INFORMATION SUPPLIED:

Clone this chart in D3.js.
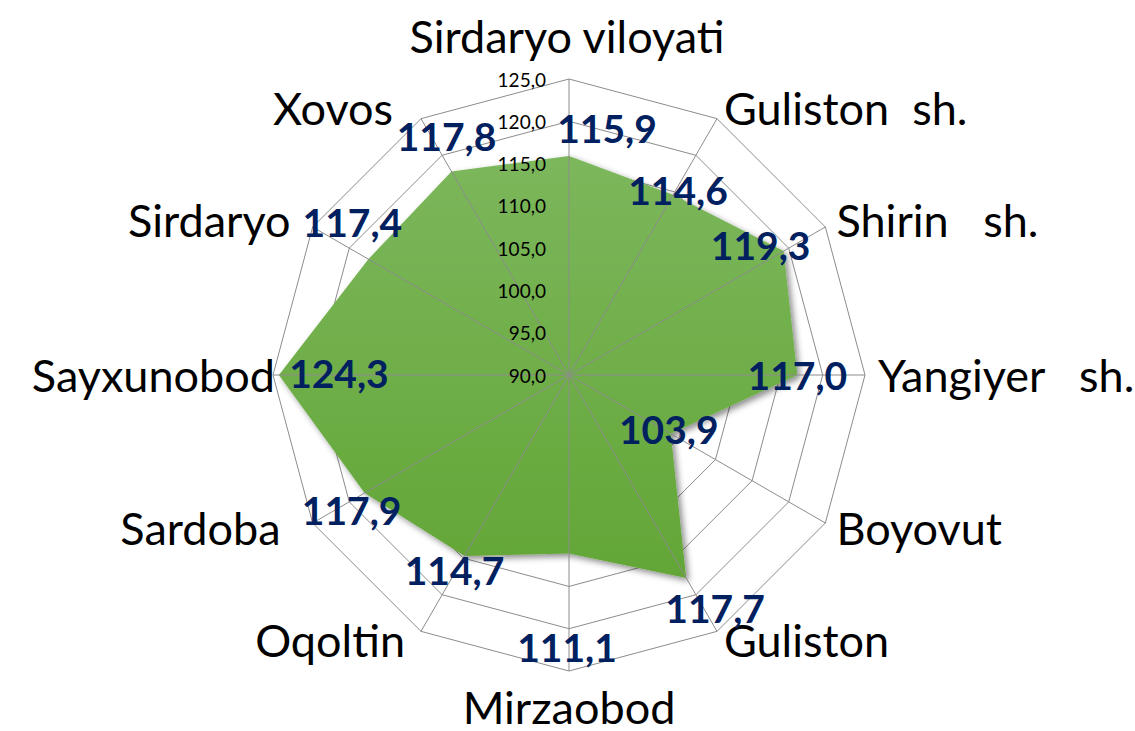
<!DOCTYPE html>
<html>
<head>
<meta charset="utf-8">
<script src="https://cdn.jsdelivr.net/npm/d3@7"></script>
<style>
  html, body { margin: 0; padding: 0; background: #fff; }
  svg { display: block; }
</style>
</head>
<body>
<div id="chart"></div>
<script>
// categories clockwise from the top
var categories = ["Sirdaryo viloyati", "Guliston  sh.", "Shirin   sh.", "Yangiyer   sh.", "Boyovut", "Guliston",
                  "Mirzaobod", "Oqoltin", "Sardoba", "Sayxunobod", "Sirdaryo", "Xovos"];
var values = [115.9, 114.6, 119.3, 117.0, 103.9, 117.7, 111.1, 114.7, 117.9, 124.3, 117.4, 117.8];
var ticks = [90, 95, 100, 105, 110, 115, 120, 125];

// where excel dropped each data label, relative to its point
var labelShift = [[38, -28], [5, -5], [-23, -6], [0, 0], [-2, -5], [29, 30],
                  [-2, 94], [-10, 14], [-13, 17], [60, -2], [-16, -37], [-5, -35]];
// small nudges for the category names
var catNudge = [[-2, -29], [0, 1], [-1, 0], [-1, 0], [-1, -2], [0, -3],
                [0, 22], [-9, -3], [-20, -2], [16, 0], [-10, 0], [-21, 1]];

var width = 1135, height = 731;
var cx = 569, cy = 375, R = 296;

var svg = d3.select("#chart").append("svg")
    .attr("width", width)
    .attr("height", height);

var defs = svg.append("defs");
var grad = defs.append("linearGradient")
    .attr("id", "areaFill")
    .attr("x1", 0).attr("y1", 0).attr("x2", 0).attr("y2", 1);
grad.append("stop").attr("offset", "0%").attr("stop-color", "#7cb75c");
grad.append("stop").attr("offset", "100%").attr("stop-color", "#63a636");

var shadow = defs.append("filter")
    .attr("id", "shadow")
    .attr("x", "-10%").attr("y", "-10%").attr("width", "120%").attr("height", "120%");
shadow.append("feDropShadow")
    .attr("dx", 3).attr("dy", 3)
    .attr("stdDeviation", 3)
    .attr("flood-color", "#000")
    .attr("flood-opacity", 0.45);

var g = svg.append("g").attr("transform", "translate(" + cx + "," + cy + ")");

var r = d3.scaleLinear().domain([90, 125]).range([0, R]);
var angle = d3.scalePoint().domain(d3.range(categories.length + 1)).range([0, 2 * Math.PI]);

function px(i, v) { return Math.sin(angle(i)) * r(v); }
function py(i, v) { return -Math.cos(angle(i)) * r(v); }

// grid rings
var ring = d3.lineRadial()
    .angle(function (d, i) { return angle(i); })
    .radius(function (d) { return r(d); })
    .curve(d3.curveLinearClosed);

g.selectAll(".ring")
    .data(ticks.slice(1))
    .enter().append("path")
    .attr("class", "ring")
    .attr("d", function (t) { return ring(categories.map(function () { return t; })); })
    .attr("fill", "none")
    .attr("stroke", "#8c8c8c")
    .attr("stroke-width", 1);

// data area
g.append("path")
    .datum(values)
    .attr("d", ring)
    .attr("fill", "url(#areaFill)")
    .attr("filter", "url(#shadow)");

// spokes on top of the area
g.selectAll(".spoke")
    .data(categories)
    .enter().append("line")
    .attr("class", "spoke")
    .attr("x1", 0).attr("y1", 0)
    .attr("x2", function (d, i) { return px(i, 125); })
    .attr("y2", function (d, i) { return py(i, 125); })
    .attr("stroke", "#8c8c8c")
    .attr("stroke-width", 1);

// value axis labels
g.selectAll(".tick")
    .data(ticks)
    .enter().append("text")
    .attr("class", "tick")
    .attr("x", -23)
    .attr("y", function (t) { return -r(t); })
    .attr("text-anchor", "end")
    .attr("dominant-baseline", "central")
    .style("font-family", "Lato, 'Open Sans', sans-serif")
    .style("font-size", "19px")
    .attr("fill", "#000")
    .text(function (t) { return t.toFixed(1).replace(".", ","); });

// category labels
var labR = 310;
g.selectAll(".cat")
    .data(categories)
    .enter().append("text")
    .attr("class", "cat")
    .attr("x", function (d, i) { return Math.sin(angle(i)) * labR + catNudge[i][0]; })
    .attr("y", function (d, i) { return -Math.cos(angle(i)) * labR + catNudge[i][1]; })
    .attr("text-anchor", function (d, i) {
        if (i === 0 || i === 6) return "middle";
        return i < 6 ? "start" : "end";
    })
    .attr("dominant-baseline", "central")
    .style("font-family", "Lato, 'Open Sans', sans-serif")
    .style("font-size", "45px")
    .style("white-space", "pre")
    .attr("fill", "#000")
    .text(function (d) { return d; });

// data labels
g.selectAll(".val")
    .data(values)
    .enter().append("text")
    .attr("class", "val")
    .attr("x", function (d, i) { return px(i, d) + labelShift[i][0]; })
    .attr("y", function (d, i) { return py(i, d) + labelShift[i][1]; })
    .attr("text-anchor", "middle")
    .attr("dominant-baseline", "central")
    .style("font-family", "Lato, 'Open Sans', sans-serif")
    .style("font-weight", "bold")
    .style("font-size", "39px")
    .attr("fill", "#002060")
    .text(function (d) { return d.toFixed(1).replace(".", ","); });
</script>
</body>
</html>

THE TASK: Exactly reproduce the run of lines from the start of the listing through the line with "var ticks = [90, 95, 100, 105, 110, 115, 120, 125];", inclusive; pictures are not copied.

WRITTEN SOLUTION:
Clone this chart in D3.js.
<!DOCTYPE html>
<html>
<head>
<meta charset="utf-8">
<script src="https://cdn.jsdelivr.net/npm/d3@7"></script>
<style>
  html, body { margin: 0; padding: 0; background: #fff; }
  svg { display: block; }
</style>
</head>
<body>
<div id="chart"></div>
<script>
// categories clockwise from the top
var categories = ["Sirdaryo viloyati", "Guliston  sh.", "Shirin   sh.", "Yangiyer   sh.", "Boyovut", "Guliston",
                  "Mirzaobod", "Oqoltin", "Sardoba", "Sayxunobod", "Sirdaryo", "Xovos"];
var values = [115.9, 114.6, 119.3, 117.0, 103.9, 117.7, 111.1, 114.7, 117.9, 124.3, 117.4, 117.8];
var ticks = [90, 95, 100, 105, 110, 115, 120, 125];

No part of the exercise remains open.